··· Information provided

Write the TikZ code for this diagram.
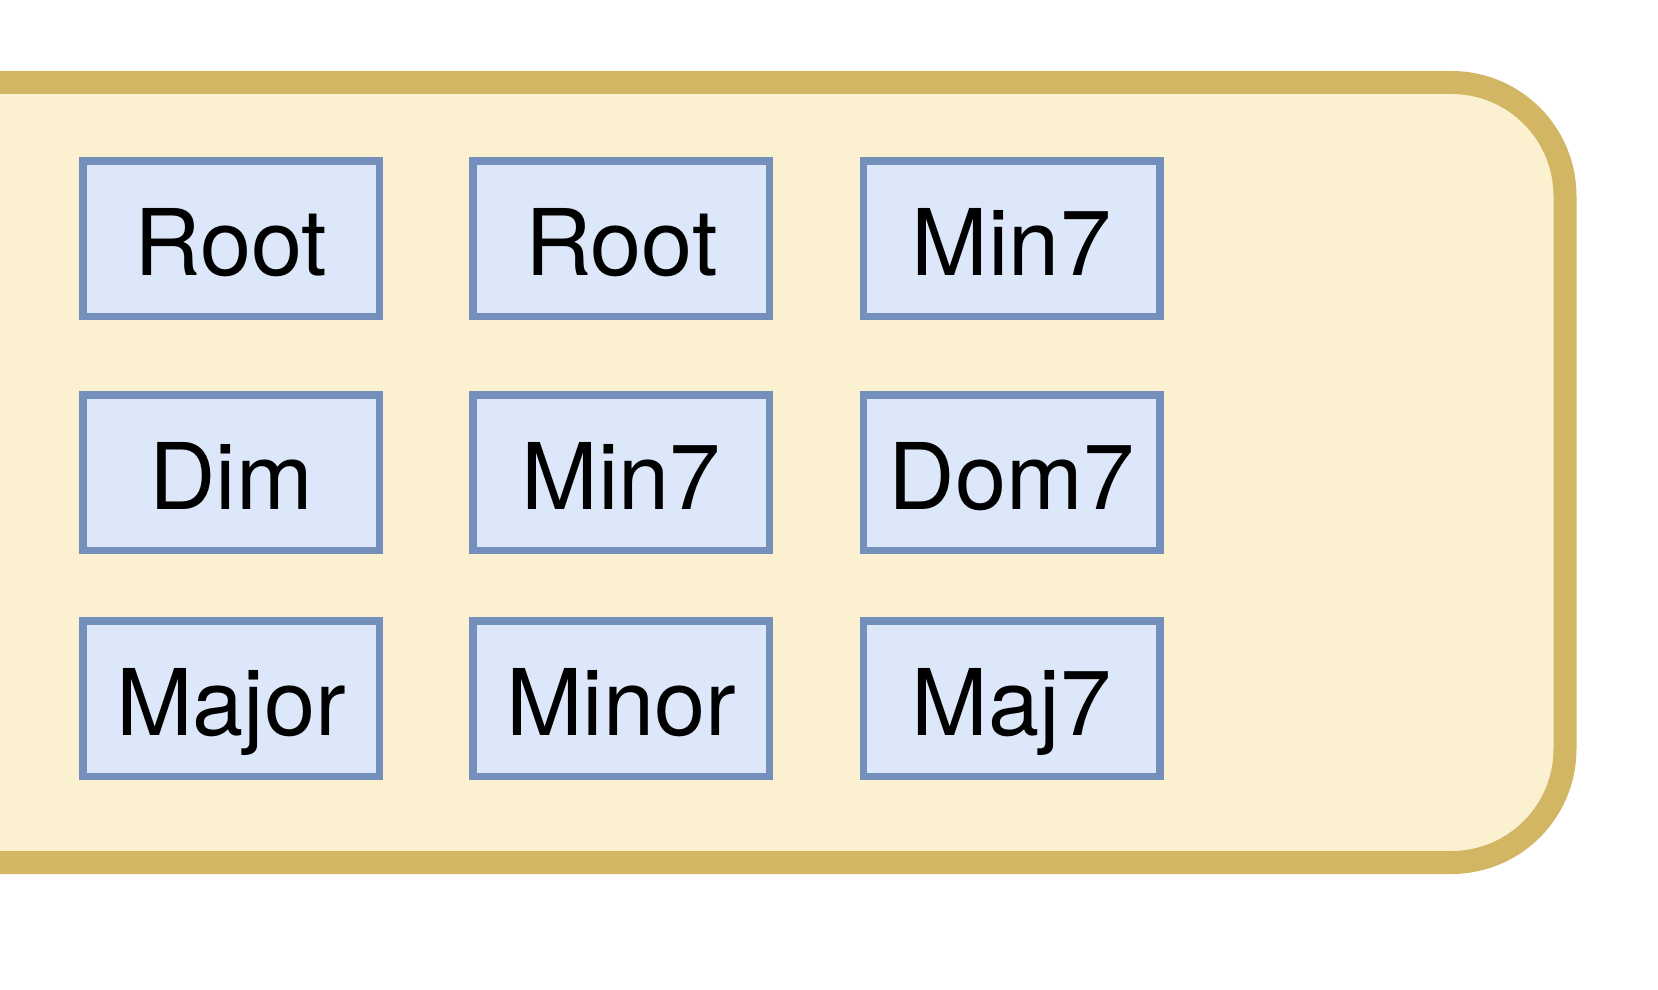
\documentclass[tikz,border=0pt]{standalone}
\usepackage{fontspec}
\setmainfont{TeX Gyre Heros}
\definecolor{panelfill}{RGB}{251,241,208}
\definecolor{paneledge}{RGB}{210,182,100}
\definecolor{chordfill}{RGB}{220,232,250}
\definecolor{chordedge}{RGB}{116,143,187}
\tikzset{
  panel/.style={draw=paneledge, fill=panelfill, line width=23pt, rounded corners=113.5pt},
  chord/.style={draw=chordedge, fill=chordfill, line width=7.5pt,
    minimum width=296.5pt, minimum height=155.5pt, inner sep=0pt,
    text height=73pt, text depth=0pt,
    font=\fontsize{92}{110}\selectfont}
}
\begin{document}
\begin{tikzpicture}[x=1pt,y=-1pt]
  \useasboundingbox (0,0) rectangle (1658,990);
  \clip (0,0) rectangle (1658,990);
  % chord panel
  \draw[panel] (-200,82.5) rectangle (1565,862.5);
  % chord grid
  \node[chord] (r1c1) at (231,238.5) {Root};
  \node[chord] (r1c2) at (621.3,238.5) {Root};
  \node[chord] (r1c3) at (1011.5,238.5) {Min7};
  \node[chord] (r2c1) at (231,472.5) {Dim};
  \node[chord] (r2c2) at (621.3,472.5) {Min7};
  \node[chord] (r2c3) at (1011.5,472.5) {Dom7};
  \node[chord] (r3c1) at (231,698.5) {Major};
  \node[chord] (r3c2) at (621.3,698.5) {Minor};
  \node[chord] (r3c3) at (1011.5,698.5) {Maj7};
\end{tikzpicture}
\end{document}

······

- Directions:
Print out the material word for word, omitting the pictures.

- Task solution:
Write the TikZ code for this diagram.
\documentclass[tikz,border=0pt]{standalone}
\usepackage{fontspec}
\setmainfont{TeX Gyre Heros}
\definecolor{panelfill}{RGB}{251,241,208}
\definecolor{paneledge}{RGB}{210,182,100}
\definecolor{chordfill}{RGB}{220,232,250}
\definecolor{chordedge}{RGB}{116,143,187}
\tikzset{
  panel/.style={draw=paneledge, fill=panelfill, line width=23pt, rounded corners=113.5pt},
  chord/.style={draw=chordedge, fill=chordfill, line width=7.5pt,
    minimum width=296.5pt, minimum height=155.5pt, inner sep=0pt,
    text height=73pt, text depth=0pt,
    font=\fontsize{92}{110}\selectfont}
}
\begin{document}
\begin{tikzpicture}[x=1pt,y=-1pt]
  \useasboundingbox (0,0) rectangle (1658,990);
  \clip (0,0) rectangle (1658,990);
  % chord panel
  \draw[panel] (-200,82.5) rectangle (1565,862.5);
  % chord grid
  \node[chord] (r1c1) at (231,238.5) {Root};
  \node[chord] (r1c2) at (621.3,238.5) {Root};
  \node[chord] (r1c3) at (1011.5,238.5) {Min7};
  \node[chord] (r2c1) at (231,472.5) {Dim};
  \node[chord] (r2c2) at (621.3,472.5) {Min7};
  \node[chord] (r2c3) at (1011.5,472.5) {Dom7};
  \node[chord] (r3c1) at (231,698.5) {Major};
  \node[chord] (r3c2) at (621.3,698.5) {Minor};
  \node[chord] (r3c3) at (1011.5,698.5) {Maj7};
\end{tikzpicture}
\end{document}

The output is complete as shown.